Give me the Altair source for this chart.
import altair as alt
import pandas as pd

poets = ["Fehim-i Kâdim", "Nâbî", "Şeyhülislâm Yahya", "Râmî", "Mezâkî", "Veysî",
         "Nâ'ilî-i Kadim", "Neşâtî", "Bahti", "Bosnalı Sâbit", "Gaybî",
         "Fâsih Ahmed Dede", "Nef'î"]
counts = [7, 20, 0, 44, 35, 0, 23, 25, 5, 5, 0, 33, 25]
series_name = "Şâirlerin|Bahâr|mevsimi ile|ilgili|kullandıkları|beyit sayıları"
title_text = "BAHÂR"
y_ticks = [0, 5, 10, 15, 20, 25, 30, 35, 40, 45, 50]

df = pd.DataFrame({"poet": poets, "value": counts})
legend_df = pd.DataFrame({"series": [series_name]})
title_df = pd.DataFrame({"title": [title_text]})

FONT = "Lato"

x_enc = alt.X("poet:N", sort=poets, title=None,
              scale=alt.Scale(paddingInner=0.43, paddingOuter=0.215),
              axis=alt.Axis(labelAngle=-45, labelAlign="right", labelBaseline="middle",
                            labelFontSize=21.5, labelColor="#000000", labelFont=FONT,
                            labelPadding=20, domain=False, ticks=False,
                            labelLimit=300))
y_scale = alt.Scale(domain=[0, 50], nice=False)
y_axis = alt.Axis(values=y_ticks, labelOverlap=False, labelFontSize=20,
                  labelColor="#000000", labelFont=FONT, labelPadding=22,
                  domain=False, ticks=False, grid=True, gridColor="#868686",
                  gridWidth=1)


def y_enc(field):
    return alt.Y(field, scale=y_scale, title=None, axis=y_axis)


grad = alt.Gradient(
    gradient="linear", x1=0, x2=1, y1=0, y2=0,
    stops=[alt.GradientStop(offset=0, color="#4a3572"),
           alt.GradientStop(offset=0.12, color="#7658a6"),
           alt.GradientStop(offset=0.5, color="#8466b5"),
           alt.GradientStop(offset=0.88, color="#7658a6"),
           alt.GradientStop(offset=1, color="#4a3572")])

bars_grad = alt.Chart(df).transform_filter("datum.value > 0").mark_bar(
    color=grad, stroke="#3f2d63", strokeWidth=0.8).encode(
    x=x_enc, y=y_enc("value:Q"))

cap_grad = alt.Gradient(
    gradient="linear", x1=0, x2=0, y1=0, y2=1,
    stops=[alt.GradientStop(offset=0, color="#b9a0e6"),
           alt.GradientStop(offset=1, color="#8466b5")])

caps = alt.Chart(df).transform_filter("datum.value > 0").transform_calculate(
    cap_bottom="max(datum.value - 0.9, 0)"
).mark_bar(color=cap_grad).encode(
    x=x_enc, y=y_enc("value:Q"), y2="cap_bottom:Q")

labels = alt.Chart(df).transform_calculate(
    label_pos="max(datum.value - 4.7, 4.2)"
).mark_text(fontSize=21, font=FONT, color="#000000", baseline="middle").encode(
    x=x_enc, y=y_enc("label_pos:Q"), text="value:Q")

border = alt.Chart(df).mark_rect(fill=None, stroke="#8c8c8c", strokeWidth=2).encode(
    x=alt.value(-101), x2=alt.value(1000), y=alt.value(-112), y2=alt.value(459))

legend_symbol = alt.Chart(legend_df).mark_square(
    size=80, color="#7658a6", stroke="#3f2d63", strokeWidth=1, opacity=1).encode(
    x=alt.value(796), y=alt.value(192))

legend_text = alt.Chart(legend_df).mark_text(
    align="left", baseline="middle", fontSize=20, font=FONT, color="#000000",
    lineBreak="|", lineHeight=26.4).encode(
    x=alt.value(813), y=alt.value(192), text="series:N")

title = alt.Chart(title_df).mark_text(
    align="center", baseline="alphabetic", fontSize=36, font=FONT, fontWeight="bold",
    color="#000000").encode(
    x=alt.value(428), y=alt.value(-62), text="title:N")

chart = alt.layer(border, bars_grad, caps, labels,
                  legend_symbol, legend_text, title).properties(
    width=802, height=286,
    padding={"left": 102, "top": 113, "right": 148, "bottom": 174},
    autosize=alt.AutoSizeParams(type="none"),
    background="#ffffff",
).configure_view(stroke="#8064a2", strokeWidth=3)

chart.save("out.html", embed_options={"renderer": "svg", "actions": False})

THE REQUEST:
Starting at the top of the data above, repeat every line exactly until the line containing "return alt.Y(field, scale=y_scale, title=None, axis=y_axis)" has been given, then stop.

OUTPUT BELOW:
Give me the Altair source for this chart.
import altair as alt
import pandas as pd

poets = ["Fehim-i Kâdim", "Nâbî", "Şeyhülislâm Yahya", "Râmî", "Mezâkî", "Veysî",
         "Nâ'ilî-i Kadim", "Neşâtî", "Bahti", "Bosnalı Sâbit", "Gaybî",
         "Fâsih Ahmed Dede", "Nef'î"]
counts = [7, 20, 0, 44, 35, 0, 23, 25, 5, 5, 0, 33, 25]
series_name = "Şâirlerin|Bahâr|mevsimi ile|ilgili|kullandıkları|beyit sayıları"
title_text = "BAHÂR"
y_ticks = [0, 5, 10, 15, 20, 25, 30, 35, 40, 45, 50]

df = pd.DataFrame({"poet": poets, "value": counts})
legend_df = pd.DataFrame({"series": [series_name]})
title_df = pd.DataFrame({"title": [title_text]})

FONT = "Lato"

x_enc = alt.X("poet:N", sort=poets, title=None,
              scale=alt.Scale(paddingInner=0.43, paddingOuter=0.215),
              axis=alt.Axis(labelAngle=-45, labelAlign="right", labelBaseline="middle",
                            labelFontSize=21.5, labelColor="#000000", labelFont=FONT,
                            labelPadding=20, domain=False, ticks=False,
                            labelLimit=300))
y_scale = alt.Scale(domain=[0, 50], nice=False)
y_axis = alt.Axis(values=y_ticks, labelOverlap=False, labelFontSize=20,
                  labelColor="#000000", labelFont=FONT, labelPadding=22,
                  domain=False, ticks=False, grid=True, gridColor="#868686",
                  gridWidth=1)


def y_enc(field):
    return alt.Y(field, scale=y_scale, title=None, axis=y_axis)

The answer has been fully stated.